The cabinet is the same foam as the skin, and everything on the torso was coated in 5 coats of regular white glue, to form a plasticky skin that paint wouldn't chip off of. The head I plasti-dipped with plastidip I got on clearance but I didn't have enough for the torso or I would have done that too. Everything was then painted matte grey chalk paint from Rustoleum and it very closely matched the pastel animated color of Bender.

I used aluminum screen for the mouth and installed a rare earth magnet from the back so that the mouth could hold a cigar(which also had a magnet) that I also made from foam. Even while dancing at a nightlcub the cigar stayed on the head and the head stayed on the torso with velcro.

I used more magnets to hold a can of Slurm and a can of Mom's Robot Oil inside on shelves and they held while dancing.

Because I enter competitions at nightclubs and I like to party, I had to be able to dance. So I installed a 1.5" suare brushless electric fan in the back of the torso where the taper is. I used it as an air intake so it blew on my back and it worked fairly well to keep me cool. I know it worked because I bumped the switch and it shut off. I wish I'd used a larger fan, but it runs for about 5 hours on a single 9-volt. The switch for the fan is inside the torso and I moved it since I bumped it and its fine.

This was a really long comment because I'd like to make my own post on this web-site but I feel like I'm ripping you off without permission. Without your dimensions and your instructions I would never have finished as I was new to working with the type of foam I used.

Your instructions are amazing, and I'd also like to show you what I came up with.
I'll add the instagram link for the torso with props below but I'd like your blessing to add my own post here.
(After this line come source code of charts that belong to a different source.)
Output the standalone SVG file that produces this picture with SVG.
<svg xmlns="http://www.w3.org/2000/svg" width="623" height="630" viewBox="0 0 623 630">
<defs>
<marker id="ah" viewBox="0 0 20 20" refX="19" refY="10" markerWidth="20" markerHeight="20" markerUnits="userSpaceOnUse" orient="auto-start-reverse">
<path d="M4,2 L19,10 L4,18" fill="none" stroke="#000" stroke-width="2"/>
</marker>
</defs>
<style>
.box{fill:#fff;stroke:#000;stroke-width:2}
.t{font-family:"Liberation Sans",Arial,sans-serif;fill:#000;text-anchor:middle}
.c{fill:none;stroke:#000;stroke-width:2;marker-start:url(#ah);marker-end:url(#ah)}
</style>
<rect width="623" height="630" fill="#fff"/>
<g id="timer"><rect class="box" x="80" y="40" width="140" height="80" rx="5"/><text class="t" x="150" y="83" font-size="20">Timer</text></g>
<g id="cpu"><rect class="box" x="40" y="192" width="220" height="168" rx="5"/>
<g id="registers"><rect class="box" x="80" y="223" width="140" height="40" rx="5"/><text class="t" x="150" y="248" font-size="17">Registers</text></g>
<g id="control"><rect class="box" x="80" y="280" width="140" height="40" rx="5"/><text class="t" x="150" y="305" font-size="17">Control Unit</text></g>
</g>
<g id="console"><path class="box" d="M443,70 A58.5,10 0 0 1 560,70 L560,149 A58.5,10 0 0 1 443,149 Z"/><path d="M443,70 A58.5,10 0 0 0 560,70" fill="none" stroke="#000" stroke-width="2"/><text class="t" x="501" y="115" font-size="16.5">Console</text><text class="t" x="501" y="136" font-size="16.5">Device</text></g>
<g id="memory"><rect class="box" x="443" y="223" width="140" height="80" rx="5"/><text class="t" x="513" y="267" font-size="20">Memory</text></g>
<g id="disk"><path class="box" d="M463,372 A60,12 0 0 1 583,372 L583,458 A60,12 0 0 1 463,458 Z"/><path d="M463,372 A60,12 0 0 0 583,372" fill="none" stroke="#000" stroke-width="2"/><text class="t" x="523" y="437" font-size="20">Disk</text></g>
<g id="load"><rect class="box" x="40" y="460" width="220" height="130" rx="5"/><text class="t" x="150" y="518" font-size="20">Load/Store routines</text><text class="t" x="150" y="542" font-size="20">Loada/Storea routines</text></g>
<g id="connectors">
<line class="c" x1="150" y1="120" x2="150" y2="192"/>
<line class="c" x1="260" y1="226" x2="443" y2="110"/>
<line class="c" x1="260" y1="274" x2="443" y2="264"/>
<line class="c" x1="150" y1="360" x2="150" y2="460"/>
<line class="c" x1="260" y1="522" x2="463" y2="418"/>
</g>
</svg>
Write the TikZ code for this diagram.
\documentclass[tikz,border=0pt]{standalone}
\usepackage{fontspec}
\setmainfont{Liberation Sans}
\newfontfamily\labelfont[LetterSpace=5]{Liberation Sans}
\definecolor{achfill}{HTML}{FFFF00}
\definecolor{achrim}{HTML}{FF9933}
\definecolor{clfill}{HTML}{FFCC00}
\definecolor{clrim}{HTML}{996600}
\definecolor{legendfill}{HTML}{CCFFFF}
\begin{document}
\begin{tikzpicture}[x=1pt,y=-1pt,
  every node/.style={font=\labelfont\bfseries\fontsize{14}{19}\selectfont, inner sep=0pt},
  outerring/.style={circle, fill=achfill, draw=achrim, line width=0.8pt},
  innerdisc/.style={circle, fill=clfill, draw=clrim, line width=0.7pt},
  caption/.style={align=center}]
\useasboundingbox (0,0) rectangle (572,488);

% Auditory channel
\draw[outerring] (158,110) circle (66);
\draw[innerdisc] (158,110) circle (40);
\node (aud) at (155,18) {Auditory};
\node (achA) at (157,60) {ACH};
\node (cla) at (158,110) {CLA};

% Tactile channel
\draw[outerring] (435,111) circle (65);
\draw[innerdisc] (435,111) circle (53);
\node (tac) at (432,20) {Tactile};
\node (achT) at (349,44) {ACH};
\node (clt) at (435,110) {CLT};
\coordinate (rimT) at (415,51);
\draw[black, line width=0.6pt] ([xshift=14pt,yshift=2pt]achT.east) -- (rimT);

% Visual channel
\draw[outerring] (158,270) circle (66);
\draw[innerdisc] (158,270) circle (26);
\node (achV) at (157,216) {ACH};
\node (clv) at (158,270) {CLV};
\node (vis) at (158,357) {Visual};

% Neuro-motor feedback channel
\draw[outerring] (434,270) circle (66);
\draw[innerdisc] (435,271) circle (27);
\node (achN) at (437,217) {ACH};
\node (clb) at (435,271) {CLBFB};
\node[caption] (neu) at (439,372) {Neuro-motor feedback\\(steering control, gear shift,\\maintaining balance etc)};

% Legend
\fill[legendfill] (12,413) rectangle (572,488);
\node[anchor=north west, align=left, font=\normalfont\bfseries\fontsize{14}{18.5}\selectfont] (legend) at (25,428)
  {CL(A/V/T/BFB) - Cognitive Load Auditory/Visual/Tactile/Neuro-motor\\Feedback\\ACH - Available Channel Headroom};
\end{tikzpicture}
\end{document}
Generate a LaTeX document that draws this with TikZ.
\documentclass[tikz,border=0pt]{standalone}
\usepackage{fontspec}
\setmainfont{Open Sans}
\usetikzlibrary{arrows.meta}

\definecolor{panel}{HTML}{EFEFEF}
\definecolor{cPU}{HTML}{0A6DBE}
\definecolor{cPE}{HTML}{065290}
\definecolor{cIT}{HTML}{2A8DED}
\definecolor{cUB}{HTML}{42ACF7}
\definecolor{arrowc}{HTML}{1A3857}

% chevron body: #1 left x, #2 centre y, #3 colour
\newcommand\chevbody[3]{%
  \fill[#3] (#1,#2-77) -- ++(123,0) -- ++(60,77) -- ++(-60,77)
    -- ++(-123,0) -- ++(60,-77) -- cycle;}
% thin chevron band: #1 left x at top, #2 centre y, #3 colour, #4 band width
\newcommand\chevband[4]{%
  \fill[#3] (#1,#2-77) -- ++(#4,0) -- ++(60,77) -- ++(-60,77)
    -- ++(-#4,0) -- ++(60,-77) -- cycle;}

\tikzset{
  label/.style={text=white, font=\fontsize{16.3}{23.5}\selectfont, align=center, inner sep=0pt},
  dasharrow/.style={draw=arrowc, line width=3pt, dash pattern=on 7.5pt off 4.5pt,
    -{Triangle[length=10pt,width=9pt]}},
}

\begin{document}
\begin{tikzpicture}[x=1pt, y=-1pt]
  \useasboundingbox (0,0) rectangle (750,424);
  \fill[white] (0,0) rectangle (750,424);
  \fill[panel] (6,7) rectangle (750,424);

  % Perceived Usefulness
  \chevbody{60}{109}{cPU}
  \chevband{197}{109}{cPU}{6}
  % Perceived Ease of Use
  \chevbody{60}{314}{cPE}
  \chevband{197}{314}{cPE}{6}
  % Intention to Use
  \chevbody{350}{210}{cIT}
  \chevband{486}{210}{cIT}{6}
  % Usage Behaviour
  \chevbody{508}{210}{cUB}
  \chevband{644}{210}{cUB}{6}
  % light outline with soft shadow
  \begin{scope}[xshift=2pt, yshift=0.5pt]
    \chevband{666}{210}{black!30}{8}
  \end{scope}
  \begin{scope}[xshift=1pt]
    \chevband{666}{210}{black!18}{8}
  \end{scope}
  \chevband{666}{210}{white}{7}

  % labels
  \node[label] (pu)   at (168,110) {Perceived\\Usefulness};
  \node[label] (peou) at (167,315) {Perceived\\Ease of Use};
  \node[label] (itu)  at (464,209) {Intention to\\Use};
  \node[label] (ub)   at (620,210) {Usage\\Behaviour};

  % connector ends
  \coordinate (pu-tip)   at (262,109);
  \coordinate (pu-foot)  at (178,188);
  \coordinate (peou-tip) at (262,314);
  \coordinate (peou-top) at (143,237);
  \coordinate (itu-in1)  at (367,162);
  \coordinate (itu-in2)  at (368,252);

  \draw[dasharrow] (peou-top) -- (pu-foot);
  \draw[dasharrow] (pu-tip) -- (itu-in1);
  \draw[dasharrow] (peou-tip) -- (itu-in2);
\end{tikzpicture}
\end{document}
I'll give you credit and link to your post.

#3 comment by Aaron October 31, 2016

I would love to see your version Mike. I was thinking of doing another build with PVA foam too.

#4 comment by Mike Dunbar November 2, 2016

Aaron: Here is a link to mine:
http://www.costume-works.com/dancing-bender-mascot-suit.html

I'm really not sure how to use this site I guess, I was only able to submit it as part of the costume contest. I Need to go and edit it to explain more of my steps.